The suggestion in the Matin that the German Emperor had
proposed to M. Pichon, when they met in England, the formation of a European Confederation was followed by a semi-official dementi on the Emperor's return to Berlin. The North German Gazette said :— " It is true that his Majesty expressed to the French Minister his confidence in the maintenance of European peace and his firm determination to do everything in his power to that end. The idea of tho formation of a European confederation of States was not a subject of conversation, and has not been taken into consideration by his Majesty?'
Yet the report in the Matin had been followed by a plentiful
crop of rumours, all marked by the familiar type of perfectly vague optimism, about a league of peace and disarmament.

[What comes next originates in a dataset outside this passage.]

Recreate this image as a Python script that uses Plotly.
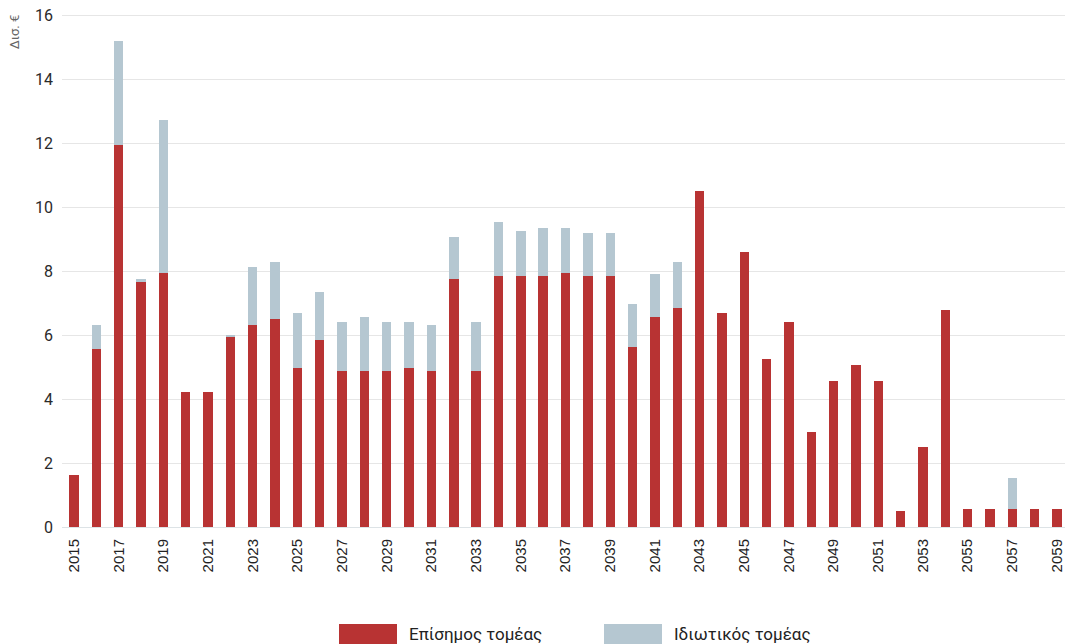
import plotly.graph_objects as go

years = list(range(2015, 2060))
official = [1.63, 5.56, 11.93, 7.68, 7.95, 4.22, 4.22, 5.93, 6.3, 6.5,
            4.97, 5.84, 4.87, 4.87, 4.87, 4.97, 4.87, 7.76, 4.87, 7.84,
            7.84, 7.84, 7.93, 7.84, 7.84, 5.64, 6.57, 6.86, 10.5, 6.7,
            8.6, 5.26, 6.4, 2.97, 4.58, 5.06, 4.58, 0.5, 2.5, 6.78,
            0.57, 0.57, 0.57, 0.57, 0.57]
total = [1.63, 6.3, 15.18, 7.74, 12.71, 4.22, 4.22, 6.01, 8.13, 8.3,
         6.69, 7.36, 6.41, 6.58, 6.41, 6.41, 6.31, 9.07, 6.41, 9.54,
         9.26, 9.36, 9.36, 9.18, 9.18, 6.97, 7.92, 8.29, 10.5, 6.7,
         8.6, 5.26, 6.4, 2.97, 4.58, 5.06, 4.58, 0.5, 2.5, 6.78,
         0.57, 0.57, 1.52, 0.57, 0.57]
private = [round(t - o, 2) for t, o in zip(total, official)]
tick_years = list(range(2015, 2060, 2))

RED = "#B83333"
GREY = "#B5C7D1"

fig = go.Figure()
fig.add_trace(go.Bar(x=years, y=official, name="Επίσημος τομέας",
                     marker=dict(color=RED, line=dict(width=0)), width=0.42))
fig.add_trace(go.Bar(x=years, y=private, name="Ιδιωτικός τομέας",
                     marker=dict(color=GREY, line=dict(width=0)), width=0.42))

fig.update_layout(
    barmode="stack",
    width=1065, height=644,
    margin=dict(l=62, r=0, t=12, b=117),
    paper_bgcolor="white", plot_bgcolor="white",
    showlegend=False,
    font=dict(family="Roboto, Liberation Sans, sans-serif", color="#2a2a2a"),
    xaxis=dict(range=[2014.46, 2059.36], tickmode="array", tickvals=tick_years,
               ticktext=[str(y) for y in tick_years], tickangle=-90,
               tickfont=dict(family="Liberation Sans, Arial, sans-serif", size=15, color="#222222"),
               showgrid=False, zeroline=False, showline=False, ticks="",
               ticklabelstandoff=8),
    yaxis=dict(range=[0, 16.1], tickvals=list(range(0, 17, 2)),
               tickfont=dict(size=16, color="#2a2a2a"),
               showgrid=True, gridcolor="#e6e6e6", gridwidth=1,
               zeroline=True, zerolinecolor="#dde3e6", zerolinewidth=1,
               ticks="", ticklabelstandoff=8),
)

# y-axis unit label
fig.add_annotation(text="Δισ. €", xref="paper", yref="paper", x=-0.047, y=1.0,
                   xanchor="center", yanchor="top", textangle=-90, showarrow=False,
                   font=dict(size=13, color="#666666"))

# legend (manual, large swatches)
legend_items = [("Επίσημος τομέας", RED, 339), ("Ιδιωτικός τομέας", GREY, 604)]
for label, col, x0 in legend_items:
    fig.add_shape(type="rect", xref="paper", yref="paper",
                  x0=(x0 - 62) / 1003, x1=(x0 + 58 - 62) / 1003,
                  y0=-(645 - 527) / 515, y1=-(624 - 527) / 515,
                  fillcolor=col, line=dict(width=0))
    fig.add_annotation(text=label, xref="paper", yref="paper",
                       x=(x0 + 68 - 62) / 1003, y=-(634 - 527) / 515,
                       xanchor="left", yanchor="middle", showarrow=False,
                       font=dict(size=17, color="#222222"))

fig.write_html("out.html")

It is astonishing to us that the clearly stated policy of Germany, who wants a more considerable Fleet, and has every right to build it, should be so frequently forgotten. From a great variety of German comment printed in the Daily Mail
on Thursday, we take the following from the Deutsche Tageszeitung as characteristic :-
" Germany controls a Fleet which is not nearly half as strong as the English Fleet, by which Germans have, for their part, never felt themselves oppressed. If the English want to bring about a change in the naval situation, let them, as the over- whelmingly superior party, take the lead."
Flom the German point of view that is surely unanswerable.